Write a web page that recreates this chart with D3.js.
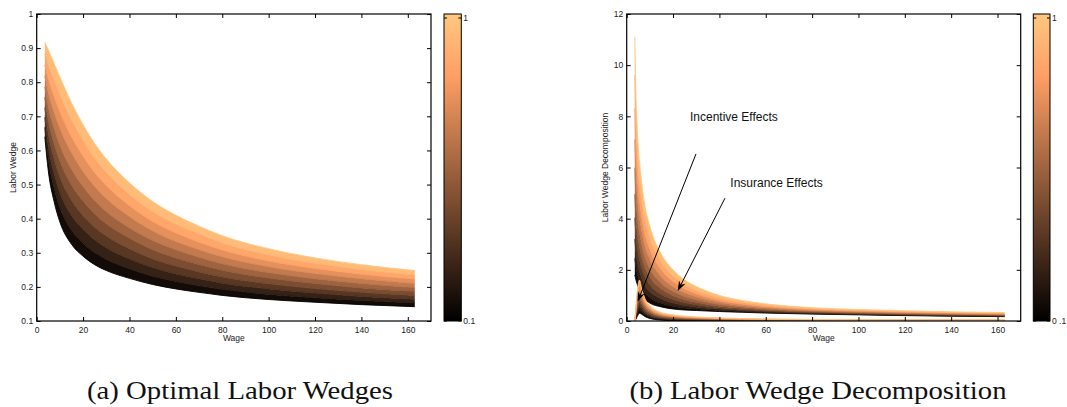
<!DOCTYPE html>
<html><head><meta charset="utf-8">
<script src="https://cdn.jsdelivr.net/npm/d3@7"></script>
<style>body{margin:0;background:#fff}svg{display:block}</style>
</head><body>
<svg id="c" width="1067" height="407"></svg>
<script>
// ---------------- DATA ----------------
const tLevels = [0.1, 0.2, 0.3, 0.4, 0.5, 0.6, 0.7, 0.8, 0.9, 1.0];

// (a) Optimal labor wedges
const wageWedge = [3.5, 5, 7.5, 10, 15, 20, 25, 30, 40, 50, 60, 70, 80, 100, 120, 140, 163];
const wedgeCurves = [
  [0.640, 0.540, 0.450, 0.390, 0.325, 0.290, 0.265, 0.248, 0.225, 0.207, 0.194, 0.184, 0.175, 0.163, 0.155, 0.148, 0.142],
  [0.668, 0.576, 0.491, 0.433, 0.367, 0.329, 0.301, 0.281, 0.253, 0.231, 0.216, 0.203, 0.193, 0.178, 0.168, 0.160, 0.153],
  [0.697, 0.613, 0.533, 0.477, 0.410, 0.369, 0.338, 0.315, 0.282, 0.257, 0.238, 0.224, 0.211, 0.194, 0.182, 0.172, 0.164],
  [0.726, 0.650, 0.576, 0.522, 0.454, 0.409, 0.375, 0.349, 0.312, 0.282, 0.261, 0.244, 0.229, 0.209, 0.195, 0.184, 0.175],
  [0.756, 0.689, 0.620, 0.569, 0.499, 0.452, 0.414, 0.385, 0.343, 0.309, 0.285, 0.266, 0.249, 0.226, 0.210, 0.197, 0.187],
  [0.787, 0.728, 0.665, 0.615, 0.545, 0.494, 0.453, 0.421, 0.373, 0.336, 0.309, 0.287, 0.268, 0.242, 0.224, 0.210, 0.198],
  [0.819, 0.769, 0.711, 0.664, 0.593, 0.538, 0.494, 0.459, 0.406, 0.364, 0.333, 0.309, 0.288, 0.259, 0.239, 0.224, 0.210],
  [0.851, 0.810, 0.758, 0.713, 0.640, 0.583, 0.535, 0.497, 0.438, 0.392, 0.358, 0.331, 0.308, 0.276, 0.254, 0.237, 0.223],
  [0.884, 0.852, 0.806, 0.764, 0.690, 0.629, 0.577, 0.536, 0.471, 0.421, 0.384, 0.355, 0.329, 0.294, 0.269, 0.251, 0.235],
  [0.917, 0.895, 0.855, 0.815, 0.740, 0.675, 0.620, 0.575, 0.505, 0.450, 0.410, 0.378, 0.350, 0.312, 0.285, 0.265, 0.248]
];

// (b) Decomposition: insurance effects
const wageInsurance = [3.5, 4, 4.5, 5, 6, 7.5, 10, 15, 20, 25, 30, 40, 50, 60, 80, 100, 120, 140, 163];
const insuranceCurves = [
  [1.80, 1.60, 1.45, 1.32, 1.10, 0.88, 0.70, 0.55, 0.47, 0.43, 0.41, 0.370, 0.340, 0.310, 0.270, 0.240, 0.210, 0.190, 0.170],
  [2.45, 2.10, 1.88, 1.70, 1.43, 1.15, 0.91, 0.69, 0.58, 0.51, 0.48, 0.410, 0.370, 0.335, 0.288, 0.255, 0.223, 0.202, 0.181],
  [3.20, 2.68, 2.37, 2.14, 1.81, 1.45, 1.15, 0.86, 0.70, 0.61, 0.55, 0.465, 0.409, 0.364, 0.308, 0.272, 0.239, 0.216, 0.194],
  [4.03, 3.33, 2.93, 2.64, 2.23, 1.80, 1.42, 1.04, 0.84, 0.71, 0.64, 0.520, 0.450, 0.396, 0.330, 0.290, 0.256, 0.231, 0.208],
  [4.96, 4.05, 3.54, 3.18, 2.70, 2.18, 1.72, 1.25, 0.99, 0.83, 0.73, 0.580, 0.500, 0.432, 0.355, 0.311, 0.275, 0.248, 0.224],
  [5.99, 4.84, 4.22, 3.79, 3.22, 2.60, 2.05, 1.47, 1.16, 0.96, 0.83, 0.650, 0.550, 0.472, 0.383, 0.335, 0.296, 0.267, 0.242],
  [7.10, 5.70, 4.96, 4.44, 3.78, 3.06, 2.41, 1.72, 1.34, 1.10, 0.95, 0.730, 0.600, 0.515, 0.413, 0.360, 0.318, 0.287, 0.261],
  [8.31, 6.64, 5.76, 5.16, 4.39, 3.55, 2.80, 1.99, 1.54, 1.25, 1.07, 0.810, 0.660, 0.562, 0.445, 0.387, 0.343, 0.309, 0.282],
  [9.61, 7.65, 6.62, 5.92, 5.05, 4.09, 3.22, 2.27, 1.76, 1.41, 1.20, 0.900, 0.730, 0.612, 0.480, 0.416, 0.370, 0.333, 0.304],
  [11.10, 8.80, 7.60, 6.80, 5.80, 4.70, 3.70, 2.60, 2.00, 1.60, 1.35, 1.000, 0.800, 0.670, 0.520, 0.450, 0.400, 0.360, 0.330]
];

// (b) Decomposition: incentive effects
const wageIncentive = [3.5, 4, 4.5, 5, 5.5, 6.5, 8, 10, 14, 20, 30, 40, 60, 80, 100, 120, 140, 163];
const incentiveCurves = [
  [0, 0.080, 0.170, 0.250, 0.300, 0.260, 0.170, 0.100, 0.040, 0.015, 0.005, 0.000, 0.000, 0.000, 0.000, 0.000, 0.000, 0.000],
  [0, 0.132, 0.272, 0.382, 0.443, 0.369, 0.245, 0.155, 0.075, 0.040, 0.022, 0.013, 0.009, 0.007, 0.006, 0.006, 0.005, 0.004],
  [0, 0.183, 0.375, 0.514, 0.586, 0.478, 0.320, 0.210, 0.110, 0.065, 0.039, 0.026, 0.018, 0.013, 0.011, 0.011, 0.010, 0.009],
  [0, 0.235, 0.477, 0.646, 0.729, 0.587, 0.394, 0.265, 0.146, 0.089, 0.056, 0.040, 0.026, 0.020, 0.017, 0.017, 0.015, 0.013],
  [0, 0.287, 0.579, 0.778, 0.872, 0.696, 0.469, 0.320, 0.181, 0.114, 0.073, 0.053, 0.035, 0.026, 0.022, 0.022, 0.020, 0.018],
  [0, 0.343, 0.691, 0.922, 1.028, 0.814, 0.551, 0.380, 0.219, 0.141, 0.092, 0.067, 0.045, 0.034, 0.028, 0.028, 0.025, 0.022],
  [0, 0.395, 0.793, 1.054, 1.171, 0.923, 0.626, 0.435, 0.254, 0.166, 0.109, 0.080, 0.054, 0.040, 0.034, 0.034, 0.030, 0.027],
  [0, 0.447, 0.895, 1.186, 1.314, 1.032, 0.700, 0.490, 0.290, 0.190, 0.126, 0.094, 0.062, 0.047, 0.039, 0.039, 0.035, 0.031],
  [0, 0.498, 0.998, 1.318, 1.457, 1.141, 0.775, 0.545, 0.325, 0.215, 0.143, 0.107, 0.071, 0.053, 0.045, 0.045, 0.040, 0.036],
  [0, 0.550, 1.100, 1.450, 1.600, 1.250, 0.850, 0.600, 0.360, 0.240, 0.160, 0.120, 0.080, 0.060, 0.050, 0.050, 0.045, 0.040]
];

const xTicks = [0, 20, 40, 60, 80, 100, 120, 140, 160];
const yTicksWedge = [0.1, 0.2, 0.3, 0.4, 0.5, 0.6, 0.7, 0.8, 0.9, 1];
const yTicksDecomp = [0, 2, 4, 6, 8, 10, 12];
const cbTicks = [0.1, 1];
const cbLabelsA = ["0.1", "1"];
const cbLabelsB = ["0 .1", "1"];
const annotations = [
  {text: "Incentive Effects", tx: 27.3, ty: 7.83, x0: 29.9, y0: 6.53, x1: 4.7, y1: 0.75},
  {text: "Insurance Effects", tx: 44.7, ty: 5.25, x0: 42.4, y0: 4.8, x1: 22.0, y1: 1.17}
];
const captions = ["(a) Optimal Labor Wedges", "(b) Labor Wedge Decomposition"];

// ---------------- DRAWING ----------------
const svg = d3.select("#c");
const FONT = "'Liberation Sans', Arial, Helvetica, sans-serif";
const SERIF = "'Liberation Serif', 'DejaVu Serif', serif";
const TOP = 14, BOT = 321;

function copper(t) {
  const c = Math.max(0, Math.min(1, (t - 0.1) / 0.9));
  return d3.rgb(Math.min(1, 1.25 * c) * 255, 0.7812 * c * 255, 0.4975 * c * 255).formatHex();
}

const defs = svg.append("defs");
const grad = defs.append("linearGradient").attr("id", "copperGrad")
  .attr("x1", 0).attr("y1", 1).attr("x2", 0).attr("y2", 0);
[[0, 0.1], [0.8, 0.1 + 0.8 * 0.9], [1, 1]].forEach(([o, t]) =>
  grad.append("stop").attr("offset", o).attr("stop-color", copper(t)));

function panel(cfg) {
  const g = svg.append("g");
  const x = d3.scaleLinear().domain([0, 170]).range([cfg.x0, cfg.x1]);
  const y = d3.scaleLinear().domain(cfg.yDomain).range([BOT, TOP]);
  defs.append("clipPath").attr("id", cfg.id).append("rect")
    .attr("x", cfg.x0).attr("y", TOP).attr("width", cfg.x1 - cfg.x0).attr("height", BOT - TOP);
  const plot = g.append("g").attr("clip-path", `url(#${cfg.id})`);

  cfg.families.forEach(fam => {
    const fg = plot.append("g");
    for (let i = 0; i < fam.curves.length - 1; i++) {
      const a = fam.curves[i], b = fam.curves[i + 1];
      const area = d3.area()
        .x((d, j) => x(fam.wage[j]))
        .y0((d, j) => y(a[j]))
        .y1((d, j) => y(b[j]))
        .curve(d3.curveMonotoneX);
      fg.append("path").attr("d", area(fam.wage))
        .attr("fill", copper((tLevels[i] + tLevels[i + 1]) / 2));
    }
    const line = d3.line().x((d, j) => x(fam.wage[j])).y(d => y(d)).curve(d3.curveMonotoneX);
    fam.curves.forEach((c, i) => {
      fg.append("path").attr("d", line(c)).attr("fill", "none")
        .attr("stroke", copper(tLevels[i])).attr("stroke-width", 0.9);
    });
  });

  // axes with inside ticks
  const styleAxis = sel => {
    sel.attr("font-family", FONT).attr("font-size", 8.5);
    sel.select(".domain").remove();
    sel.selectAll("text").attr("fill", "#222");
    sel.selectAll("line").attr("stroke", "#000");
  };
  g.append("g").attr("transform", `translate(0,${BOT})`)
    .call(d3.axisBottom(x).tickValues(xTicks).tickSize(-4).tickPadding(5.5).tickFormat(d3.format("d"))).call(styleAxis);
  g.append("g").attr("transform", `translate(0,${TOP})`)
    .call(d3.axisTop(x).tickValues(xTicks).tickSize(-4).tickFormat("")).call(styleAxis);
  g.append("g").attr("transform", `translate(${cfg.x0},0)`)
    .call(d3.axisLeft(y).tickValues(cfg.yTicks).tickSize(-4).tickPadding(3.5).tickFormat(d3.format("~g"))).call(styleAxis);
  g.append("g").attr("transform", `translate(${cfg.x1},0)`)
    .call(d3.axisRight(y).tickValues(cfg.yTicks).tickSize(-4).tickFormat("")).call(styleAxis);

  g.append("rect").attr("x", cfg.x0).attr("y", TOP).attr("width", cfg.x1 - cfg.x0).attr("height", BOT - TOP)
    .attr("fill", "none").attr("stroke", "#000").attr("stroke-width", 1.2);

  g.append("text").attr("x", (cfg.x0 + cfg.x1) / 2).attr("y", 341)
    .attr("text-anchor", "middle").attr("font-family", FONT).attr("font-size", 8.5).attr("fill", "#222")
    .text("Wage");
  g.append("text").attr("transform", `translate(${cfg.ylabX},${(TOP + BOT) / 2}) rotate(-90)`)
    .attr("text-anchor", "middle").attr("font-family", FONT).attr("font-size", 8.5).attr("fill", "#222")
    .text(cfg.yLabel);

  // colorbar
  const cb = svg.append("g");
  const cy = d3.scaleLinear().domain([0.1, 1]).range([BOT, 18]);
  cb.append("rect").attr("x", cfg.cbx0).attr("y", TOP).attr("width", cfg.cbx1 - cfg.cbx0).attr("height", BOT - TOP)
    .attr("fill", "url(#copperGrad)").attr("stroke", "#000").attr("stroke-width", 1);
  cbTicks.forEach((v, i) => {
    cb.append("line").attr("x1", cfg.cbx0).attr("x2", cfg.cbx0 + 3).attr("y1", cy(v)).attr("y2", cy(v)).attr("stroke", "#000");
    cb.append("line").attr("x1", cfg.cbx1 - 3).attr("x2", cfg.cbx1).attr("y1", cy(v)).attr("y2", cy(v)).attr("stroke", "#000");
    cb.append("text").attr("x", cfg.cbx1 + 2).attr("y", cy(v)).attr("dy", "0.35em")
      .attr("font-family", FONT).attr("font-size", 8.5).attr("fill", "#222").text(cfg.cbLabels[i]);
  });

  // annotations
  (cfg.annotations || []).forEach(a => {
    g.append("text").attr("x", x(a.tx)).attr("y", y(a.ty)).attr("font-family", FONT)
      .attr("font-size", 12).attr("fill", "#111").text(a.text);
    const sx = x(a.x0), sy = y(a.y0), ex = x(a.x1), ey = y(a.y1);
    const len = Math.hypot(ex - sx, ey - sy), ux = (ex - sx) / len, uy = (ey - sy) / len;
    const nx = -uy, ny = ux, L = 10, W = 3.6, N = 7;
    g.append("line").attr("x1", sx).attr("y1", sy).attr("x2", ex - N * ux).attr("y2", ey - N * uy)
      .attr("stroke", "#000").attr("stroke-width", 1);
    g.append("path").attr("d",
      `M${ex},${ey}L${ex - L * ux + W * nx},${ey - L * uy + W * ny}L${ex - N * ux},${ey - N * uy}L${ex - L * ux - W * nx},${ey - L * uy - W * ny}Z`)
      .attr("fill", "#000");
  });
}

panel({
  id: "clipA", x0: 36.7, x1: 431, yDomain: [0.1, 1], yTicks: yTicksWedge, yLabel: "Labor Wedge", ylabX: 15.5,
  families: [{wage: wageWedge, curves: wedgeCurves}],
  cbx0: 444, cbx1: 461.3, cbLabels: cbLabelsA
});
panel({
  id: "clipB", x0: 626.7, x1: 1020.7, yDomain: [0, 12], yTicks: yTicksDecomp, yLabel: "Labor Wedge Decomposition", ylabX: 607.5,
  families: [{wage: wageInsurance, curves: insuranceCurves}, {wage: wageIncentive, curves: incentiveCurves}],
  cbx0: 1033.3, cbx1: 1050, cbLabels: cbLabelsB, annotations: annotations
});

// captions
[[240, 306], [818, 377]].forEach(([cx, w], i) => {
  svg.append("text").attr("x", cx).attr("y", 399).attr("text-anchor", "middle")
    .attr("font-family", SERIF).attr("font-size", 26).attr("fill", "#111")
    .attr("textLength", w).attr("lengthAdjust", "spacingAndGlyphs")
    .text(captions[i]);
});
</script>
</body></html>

## WHAT IS ASKED
Reproduce the material above from its first line through the line containing "0.8, 0.9, 1.0];", both ends included, and skip every picture.

## TASK RESPONSE
Write a web page that recreates this chart with D3.js.
<!DOCTYPE html>
<html><head><meta charset="utf-8">
<script src="https://cdn.jsdelivr.net/npm/d3@7"></script>
<style>body{margin:0;background:#fff}svg{display:block}</style>
</head><body>
<svg id="c" width="1067" height="407"></svg>
<script>
// ---------------- DATA ----------------
const tLevels = [0.1, 0.2, 0.3, 0.4, 0.5, 0.6, 0.7, 0.8, 0.9, 1.0];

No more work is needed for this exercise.